A shutdown operation can be triggered by multiple factors but a particularly important one is the renewal of the TLS certificates. This is important because it’s a recurring event at regular intervals in the lifecycle of a Trino cluster. It is also an automatic process initiated by the commons operator when the TLS certificates issued by the secret operator are about to expire. Historically the lifetimes of these certificates have changed but they are always kept short (around one day) by default.

It is recommended to set an explicit lifetime that is appropriate for your situation as described in Temporary credentials lifetime.

To set the certificate lifetime to a fortnight, thus having the Trino pods restarted every two weeks, use the example below:

spec:
  workers:
    config:
      requestedSecretLifetime: 14d

Implications

All queries that take less than the minimal graceful shutdown period of all roleGroups (1 hour as a default) are guaranteed to not be disturbed by regular termination of Pods. They can obviously still fail when, for example, a Kubernetes node dies or gets rebooted before it is fully drained.

Because of this, the operator automatically restricts the execution time of queries to the minimal graceful shutdown period of all roleGroups using the Trino configuration query.max-execution-time=3600s when fault tolerant execution is not configured. This causes all queries that take longer than 1 hour to fail with the error message Query failed: Query exceeded the maximum execution time limit of 3600s.00s.

However, when fault tolerant execution is enabled, the query.max-execution-time restriction is not applied since queries can be automatically retried in case of failures, allowing them to run indefinitely without being cancelled by worker restarts.

In case you need to execute queries that take longer than the configured graceful shutdown period and do not want to configure fault tolerant execution, you can increase the query.max-execution-time property as follows:

spec:
  coordinators:
    configOverrides:
      config.properties:
        query.max-execution-time: 24h

Keep in mind, that queries taking longer than the graceful shutdown period are now subject to failure when a Trino worker gets shut down.

Authorization requirements

When you are not using OPA for authorization, the user graceful-shutdown-user is not allowed to gracefully shut down workers. If you need graceful shutdown you need to use OPA or need to make sure graceful-shutdown-user is allowed to gracefully shut down workers (e.g. having you own authorizer or patching Trino).

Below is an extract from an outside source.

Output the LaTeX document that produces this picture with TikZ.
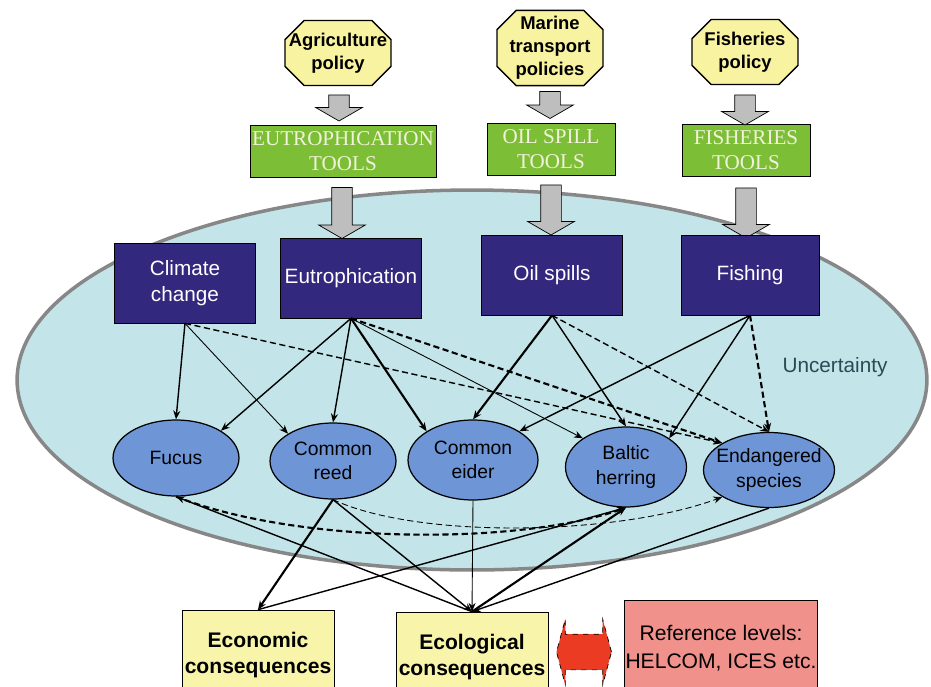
\documentclass[tikz,border=0pt]{standalone}
\usepackage{fontspec}
\setmainfont{Liberation Sans}
\newfontfamily\toolfont{Liberation Serif}
\usetikzlibrary{shapes.geometric,shapes.misc,shapes.arrows,arrows.meta}
\definecolor{polyellow}{RGB}{248,243,160}
\definecolor{toolgreen}{RGB}{125,190,55}
\definecolor{tooltext}{RGB}{242,242,218}
\definecolor{navy}{RGB}{50,40,125}
\definecolor{seablue}{RGB}{195,228,232}
\definecolor{seaedge}{RGB}{135,135,135}
\definecolor{specblue}{RGB}{110,150,215}
\definecolor{outyellow}{RGB}{248,244,170}
\definecolor{refpink}{RGB}{240,145,140}
\definecolor{arrowred}{RGB}{235,60,35}
\definecolor{unctext}{RGB}{40,75,85}
\definecolor{fatgrey}{RGB}{190,190,190}
\begin{document}
\begin{tikzpicture}
		[x=0.02cm, y=-0.02cm, >={Stealth[length=5pt,width=4pt]},
		policy/.style={chamfered rectangle, chamfered rectangle xsep=0.26cm, draw, fill=polyellow, line width=0.8pt, align=center, inner xsep=-5.5pt, inner ysep=0pt, minimum width=2.12cm, minimum height=1.3cm, font=\bfseries\fontsize{10.5}{13}\selectfont},
		tools/.style={rectangle, draw, fill=toolgreen, text=tooltext, align=center, inner sep=0pt, minimum width=2.56cm, minimum height=1.04cm, font=\toolfont\fontsize{12}{14}\selectfont},
		driver/.style={rectangle, draw, fill=navy, text=white, align=center, inner sep=0pt, minimum width=2.82cm, minimum height=1.6cm, font=\fontsize{11.8}{14.5}\selectfont},
		species/.style={ellipse, draw, fill=specblue, align=center, inner xsep=-6pt, inner ysep=0pt, minimum width=2.52cm, minimum height=1.52cm, line width=0.7pt, font=\fontsize{11}{14}\selectfont},
		outcome/.style={rectangle, draw, fill=outyellow, align=center, inner sep=0pt, minimum width=3.04cm, minimum height=1.8cm, font=\bfseries\fontsize{12}{14.7}\selectfont},
		reflevel/.style={rectangle, draw, fill=refpink, align=center, inner sep=0pt, minimum width=3.86cm, minimum height=1.92cm, font=\fontsize{12}{16}\selectfont},
		sea/.style={ellipse, draw=seaedge, fill=seablue, line width=2pt, minimum width=18.2cm, minimum height=7.6cm},
		fat/.style={single arrow, draw, fill=fatgrey, rotate=-90, single arrow head extend=0.26cm, single arrow tip angle=120, inner xsep=0pt, inner ysep=0.2cm},
		twoway/.style={double arrow, draw, dashed, fill=arrowred, double arrow head extend=0.3cm, double arrow tip angle=150, minimum height=1.1cm, inner xsep=0pt, inner ysep=0.35cm},
		weak/.style={line width=0.5pt},
		mid/.style={line width=0.8pt},
		strong/.style={line width=1.2pt},
		unsure/.style={dash pattern=on 3.5pt off 2pt}]
		\useasboundingbox (0,0) rectangle (931,687);
		\node (sea) [sea] at (472,380) {};
		\node (unc) [text=unctext, font=\fontsize{11.8}{14}\selectfont] at (835,367) {Uncertainty};
		\node (pa) [policy] at (338,53) {Agriculture\\policy};
		\node (pm) [policy, minimum height=1.4cm] at (550,48) {Marine\\transport\\policies};
		\node (pf) [policy] at (745,52) {Fisheries\\policy};
		\node (te) [tools, minimum width=3.72cm] at (343,151) {EUTROPHICATION\\TOOLS};
		\node (to) [tools] at (551,149) {OIL SPILL\\TOOLS};
		\node (tf) [tools] at (746,150) {FISHERIES\\TOOLS};
		\node (a1) [fat, minimum height=0.52cm] at (339,105) {};
		\node (a2) [fat, minimum height=0.54cm] at (550,102) {};
		\node (a3) [fat, minimum height=0.6cm] at (745,107) {};
		\node (b1) [fat, minimum height=1.02cm] at (342,210) {};
		\node (b2) [fat, minimum height=1.0cm] at (551,207) {};
		\node (b3) [fat, minimum height=1.0cm] at (746,210) {};
		\node (cc) [driver] at (185,283) {Climate\\change};
		\node (eu) [driver] at (351,278) {Eutrophication};
		\node (os) [driver] at (552,275) {Oil spills};
		\node (fi) [driver, minimum width=2.76cm] at (750,275) {Fishing};
		\node (fu) [species] at (176,458) {Fucus};
		\node (re) [species] at (333,461) {Common\\reed};
		\node (ei) [species, minimum width=2.6cm, minimum height=1.6cm] at (473,460) {Common\\eider};
		\node (he) [species, minimum width=2.42cm, minimum height=1.6cm] at (626,467) {Baltic\\herring};
		\node (en) [species, minimum width=2.62cm, minimum height=1.5cm] at (769,470) {Endangered\\species};
		\node (ec) [outcome] at (258,655) {Economic\\consequences};
		\node (el) [outcome] at (472,657) {Ecological\\consequences};
		\node (rl) [reflevel] at (721,648) {Reference levels:\\HELCOM, ICES etc.};
		\node (dbl) [twoway] at (584,652) {};
		\draw (cc.south) edge[->, mid] (fu.north);
		\draw (cc.south) edge[->, weak] (re.north west);
		\draw (cc.south) edge[->, mid, unsure] (en.north west);
		\draw (eu.south) edge[->, mid] (fu.north east);
		\draw (eu.south) edge[->, mid] (re.north);
		\draw (eu.south) edge[->, strong] (ei.north west);
		\draw (eu.south) edge[->, weak] (he.north west);
		\draw (eu.south) edge[->, strong, unsure] (en.north west);
		\draw (os.south) edge[->, strong] (ei.north);
		\draw (os.south) edge[->, mid] (he.north);
		\draw (os.south) edge[->, mid, unsure] (en.north);
		\draw (fi.south) edge[->, mid] (ei.north east);
		\draw (fi.south) edge[->, mid] (he.north east);
		\draw (fi.south) edge[->, strong, unsure] (en.north);
		\draw (el.north) edge[->, mid] (fu.south);
		\draw (re.south) edge[->, strong] (ec.north);
		\draw (re.south) edge[->, mid] (el.north);
		\draw (ei.south) edge[->, weak] (el.north);
		\draw (ec.north) edge[->, mid] (he.south);
		\draw (el.north) edge[->, strong] (he.south);
		\draw (en.south) edge[->, mid] (el.north);
		\draw[->, strong, unsure] (fu.south) .. controls (300,545) and (520,545) .. (he.south);
		\draw[->, weak, unsure] (re.south) .. controls (420,540) and (620,535) .. (en.south west);
	\end{tikzpicture}
\end{document}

In case you use OPA to authorize Trino requests, you need to make sure the user graceful-shutdown-user is authorized to trigger a graceful shutdown of the workers.

If you use rules provided by Stackable, this permission is automatically granted. If you use your own custom rego rules, you can achieve this by adding the following rule to grant graceful-shutdown-user the permissions to issue a graceful shutdown.

# Allow graceful shutdown, see https://docs.stackable.tech/home/stable/trino/usage-guide/operations/graceful-shutdown/#_authorization_requirements
allow if {
  input.action.operation == "WriteSystemInformation"
  input.context.identity.user == "graceful-shutdown-user"
}

In case the user graceful-shutdown-user does not have the permission to gracefully shut down a worker, the error message curl: (22) The requested URL returned error: 403 Forbidden will be shown in the worker log and the worker will shut down immediately.